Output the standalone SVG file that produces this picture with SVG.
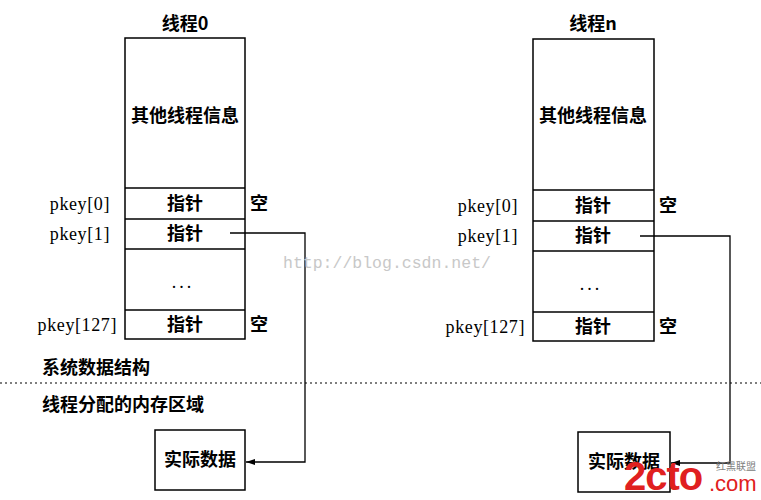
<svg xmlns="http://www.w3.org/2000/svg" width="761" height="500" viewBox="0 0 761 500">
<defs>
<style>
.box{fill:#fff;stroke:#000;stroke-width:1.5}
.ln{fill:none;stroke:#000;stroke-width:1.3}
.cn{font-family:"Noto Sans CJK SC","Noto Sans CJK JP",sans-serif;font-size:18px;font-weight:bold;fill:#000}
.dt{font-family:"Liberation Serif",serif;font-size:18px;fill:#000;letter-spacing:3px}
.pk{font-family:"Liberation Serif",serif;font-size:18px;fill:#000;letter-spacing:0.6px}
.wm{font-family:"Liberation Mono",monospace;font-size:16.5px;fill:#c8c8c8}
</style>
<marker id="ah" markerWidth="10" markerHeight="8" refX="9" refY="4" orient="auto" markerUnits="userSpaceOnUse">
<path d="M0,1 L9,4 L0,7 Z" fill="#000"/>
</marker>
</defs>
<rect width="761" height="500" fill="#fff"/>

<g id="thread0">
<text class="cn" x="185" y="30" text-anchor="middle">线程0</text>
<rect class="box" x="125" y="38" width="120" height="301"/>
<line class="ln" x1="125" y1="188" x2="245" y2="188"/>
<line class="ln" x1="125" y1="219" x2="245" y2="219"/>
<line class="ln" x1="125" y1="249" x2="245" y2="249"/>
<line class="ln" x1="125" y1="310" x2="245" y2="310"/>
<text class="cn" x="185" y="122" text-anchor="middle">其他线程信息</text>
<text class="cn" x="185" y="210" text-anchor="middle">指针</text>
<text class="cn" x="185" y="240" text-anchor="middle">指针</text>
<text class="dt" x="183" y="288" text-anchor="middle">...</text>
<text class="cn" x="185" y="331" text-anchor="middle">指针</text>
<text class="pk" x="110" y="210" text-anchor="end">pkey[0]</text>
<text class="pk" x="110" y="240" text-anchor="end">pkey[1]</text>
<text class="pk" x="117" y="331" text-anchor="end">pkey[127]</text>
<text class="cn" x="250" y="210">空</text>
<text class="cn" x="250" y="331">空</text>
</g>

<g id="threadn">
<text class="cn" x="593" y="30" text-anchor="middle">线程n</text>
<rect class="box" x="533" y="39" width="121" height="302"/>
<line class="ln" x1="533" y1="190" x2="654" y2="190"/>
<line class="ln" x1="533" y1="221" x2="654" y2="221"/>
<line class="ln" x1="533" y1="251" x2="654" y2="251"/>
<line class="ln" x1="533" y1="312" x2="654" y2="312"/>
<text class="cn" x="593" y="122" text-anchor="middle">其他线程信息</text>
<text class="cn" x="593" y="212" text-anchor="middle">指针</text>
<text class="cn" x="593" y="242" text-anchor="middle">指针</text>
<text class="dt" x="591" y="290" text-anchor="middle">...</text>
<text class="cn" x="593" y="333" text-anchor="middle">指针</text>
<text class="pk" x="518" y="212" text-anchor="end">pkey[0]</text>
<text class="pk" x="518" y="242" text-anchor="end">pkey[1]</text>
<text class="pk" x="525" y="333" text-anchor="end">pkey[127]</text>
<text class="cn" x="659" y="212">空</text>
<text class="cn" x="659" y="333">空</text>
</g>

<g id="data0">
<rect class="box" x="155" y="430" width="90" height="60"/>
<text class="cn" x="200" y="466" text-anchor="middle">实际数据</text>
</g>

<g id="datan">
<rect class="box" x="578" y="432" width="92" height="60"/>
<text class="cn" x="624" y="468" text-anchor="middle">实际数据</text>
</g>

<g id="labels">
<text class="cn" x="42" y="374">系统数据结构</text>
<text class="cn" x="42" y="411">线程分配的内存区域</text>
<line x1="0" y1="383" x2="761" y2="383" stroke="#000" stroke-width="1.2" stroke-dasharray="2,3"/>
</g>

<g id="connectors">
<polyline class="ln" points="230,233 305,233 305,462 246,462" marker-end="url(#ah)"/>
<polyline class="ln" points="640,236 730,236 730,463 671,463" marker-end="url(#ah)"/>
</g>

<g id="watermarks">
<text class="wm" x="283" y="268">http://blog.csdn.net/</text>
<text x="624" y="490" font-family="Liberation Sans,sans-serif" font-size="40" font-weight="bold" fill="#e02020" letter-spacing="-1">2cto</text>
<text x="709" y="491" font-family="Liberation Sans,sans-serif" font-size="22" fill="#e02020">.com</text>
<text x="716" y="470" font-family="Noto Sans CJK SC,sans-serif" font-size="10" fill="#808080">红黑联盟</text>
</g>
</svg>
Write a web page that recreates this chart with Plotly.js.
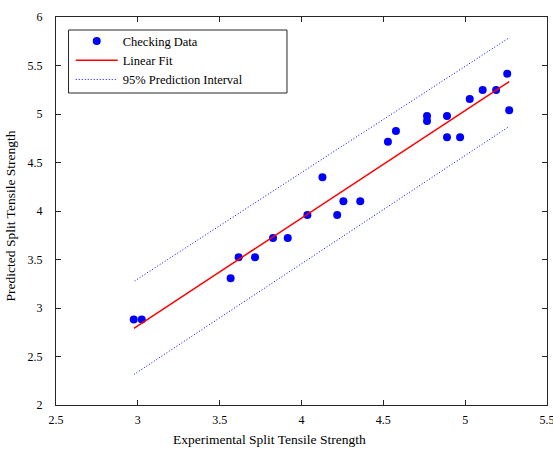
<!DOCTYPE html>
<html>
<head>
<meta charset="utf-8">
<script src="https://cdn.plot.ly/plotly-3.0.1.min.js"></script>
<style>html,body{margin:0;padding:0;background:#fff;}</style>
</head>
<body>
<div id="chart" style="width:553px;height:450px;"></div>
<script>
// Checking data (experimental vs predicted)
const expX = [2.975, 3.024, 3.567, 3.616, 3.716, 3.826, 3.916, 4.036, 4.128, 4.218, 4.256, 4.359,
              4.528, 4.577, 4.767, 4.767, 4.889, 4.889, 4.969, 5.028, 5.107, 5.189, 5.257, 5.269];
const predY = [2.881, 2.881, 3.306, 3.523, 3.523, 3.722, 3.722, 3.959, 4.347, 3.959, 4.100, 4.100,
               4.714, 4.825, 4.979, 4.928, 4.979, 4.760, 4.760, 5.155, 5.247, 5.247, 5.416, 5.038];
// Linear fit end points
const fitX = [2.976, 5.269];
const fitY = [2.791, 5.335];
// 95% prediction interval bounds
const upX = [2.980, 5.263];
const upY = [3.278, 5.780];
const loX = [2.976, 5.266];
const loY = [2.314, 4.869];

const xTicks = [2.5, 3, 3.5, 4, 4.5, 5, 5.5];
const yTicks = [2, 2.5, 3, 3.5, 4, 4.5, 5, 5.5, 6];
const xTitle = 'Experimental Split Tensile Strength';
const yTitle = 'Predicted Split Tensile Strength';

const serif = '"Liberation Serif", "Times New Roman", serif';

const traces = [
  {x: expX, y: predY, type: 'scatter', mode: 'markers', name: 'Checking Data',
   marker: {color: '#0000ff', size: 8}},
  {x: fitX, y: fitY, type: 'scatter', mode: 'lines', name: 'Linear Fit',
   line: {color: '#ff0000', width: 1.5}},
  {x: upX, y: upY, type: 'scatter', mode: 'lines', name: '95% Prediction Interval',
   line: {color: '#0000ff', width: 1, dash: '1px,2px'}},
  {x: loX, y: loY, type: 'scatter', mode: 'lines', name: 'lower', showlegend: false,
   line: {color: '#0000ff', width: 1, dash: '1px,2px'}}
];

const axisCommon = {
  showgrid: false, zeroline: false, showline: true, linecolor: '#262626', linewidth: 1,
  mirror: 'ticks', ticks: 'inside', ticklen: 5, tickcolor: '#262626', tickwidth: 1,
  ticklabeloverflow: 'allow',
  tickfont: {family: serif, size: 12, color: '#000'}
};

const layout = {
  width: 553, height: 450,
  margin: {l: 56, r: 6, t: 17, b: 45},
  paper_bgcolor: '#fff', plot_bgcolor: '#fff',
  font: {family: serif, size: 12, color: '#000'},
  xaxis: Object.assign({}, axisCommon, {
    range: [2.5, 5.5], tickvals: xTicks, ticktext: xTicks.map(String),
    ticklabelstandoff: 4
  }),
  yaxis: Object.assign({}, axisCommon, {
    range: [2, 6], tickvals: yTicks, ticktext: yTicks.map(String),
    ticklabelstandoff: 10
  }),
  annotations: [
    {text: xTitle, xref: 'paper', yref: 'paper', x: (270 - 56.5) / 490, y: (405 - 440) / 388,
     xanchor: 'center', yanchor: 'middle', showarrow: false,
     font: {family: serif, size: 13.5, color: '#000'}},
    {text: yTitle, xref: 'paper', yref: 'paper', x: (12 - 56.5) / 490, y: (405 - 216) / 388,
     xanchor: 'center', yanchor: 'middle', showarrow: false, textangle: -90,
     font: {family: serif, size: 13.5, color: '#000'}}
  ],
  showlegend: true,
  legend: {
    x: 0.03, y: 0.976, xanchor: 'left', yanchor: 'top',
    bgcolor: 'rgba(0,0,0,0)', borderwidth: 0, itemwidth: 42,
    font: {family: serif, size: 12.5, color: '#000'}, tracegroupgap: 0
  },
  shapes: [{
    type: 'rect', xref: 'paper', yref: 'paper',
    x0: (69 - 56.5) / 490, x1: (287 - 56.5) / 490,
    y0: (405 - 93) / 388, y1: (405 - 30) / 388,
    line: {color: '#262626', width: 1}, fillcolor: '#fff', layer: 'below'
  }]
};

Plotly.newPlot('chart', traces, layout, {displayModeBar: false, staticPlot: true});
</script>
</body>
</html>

* * * * * * * * *

TASK INSTRUCTIONS: In the listing above, find the lines holding the word "that" and copy them.

RESULT FOR THIS EXERCISE:
Output the standalone SVG file that produces this picture with SVG.
Write a web page that recreates this chart with Plotly.js.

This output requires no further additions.